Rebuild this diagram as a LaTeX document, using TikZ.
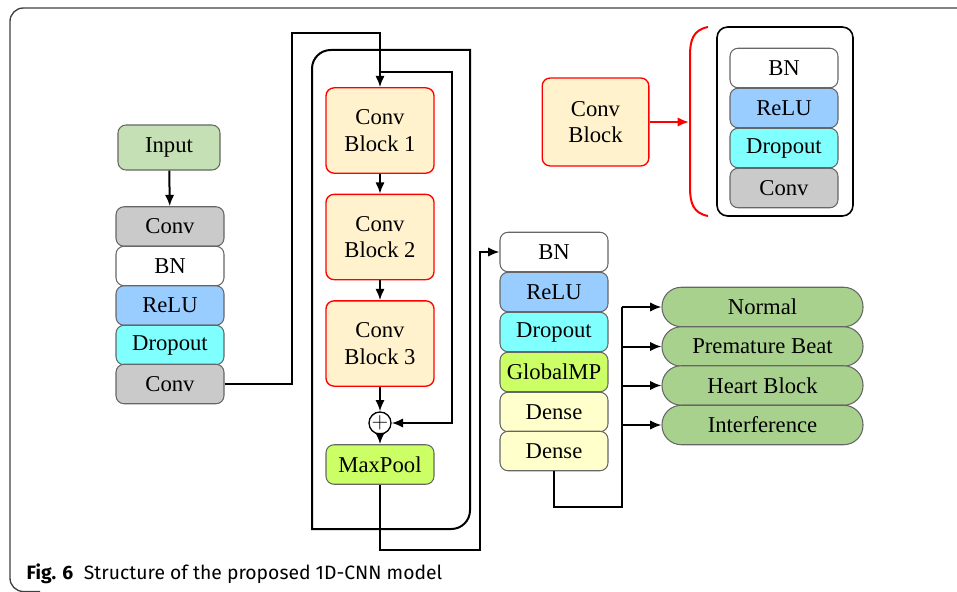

...

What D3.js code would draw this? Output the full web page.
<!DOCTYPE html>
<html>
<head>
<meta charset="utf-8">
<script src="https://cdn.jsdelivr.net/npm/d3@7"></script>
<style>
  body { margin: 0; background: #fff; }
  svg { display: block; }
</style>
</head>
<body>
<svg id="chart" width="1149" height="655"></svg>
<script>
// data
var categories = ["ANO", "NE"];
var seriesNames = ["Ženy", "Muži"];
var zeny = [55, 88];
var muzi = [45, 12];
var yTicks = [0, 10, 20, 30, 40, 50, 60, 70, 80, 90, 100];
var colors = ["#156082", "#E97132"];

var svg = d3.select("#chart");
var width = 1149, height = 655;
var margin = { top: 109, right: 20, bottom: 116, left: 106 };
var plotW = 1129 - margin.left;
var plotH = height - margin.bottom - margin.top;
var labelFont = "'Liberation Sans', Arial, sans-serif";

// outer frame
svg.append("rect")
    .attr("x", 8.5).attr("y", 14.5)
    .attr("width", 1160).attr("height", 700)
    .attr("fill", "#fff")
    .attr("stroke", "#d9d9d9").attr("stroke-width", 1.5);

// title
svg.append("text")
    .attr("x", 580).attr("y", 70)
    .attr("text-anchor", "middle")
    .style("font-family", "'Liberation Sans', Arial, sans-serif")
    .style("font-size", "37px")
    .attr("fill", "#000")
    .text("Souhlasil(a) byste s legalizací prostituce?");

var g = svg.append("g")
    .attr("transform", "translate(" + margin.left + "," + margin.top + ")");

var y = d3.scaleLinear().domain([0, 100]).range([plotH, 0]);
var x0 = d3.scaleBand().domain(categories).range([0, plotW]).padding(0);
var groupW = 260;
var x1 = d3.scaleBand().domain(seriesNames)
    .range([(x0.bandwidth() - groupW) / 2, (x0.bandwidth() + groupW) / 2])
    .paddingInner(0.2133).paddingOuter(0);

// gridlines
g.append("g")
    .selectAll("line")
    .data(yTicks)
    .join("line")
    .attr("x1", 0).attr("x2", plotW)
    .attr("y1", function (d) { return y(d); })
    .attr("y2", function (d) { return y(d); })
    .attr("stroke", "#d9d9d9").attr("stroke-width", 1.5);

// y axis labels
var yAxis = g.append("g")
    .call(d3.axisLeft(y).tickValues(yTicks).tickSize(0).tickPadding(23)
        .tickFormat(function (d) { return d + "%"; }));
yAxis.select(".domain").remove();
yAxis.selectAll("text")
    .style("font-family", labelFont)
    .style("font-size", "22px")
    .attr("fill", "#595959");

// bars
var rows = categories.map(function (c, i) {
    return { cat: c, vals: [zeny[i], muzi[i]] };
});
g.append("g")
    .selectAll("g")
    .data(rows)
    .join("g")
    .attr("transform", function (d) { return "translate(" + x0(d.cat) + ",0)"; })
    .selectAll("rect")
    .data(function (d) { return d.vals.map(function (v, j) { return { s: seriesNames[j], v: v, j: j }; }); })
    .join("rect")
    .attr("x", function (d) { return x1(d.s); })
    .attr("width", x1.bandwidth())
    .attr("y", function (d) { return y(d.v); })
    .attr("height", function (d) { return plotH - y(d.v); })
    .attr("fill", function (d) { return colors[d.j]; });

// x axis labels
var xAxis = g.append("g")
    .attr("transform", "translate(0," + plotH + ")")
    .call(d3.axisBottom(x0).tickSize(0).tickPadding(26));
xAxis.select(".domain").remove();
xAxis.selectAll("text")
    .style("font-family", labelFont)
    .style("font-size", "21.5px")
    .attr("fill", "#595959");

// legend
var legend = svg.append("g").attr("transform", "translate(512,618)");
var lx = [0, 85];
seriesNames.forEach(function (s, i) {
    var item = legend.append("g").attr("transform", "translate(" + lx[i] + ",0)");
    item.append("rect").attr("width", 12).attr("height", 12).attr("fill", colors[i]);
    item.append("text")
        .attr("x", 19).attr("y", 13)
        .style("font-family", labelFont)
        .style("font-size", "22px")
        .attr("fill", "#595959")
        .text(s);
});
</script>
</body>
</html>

- **Stated exercise**
Among the entries above, how many lines hold the string "this"? Respond with nothing but the number.

- **Answer in full**
2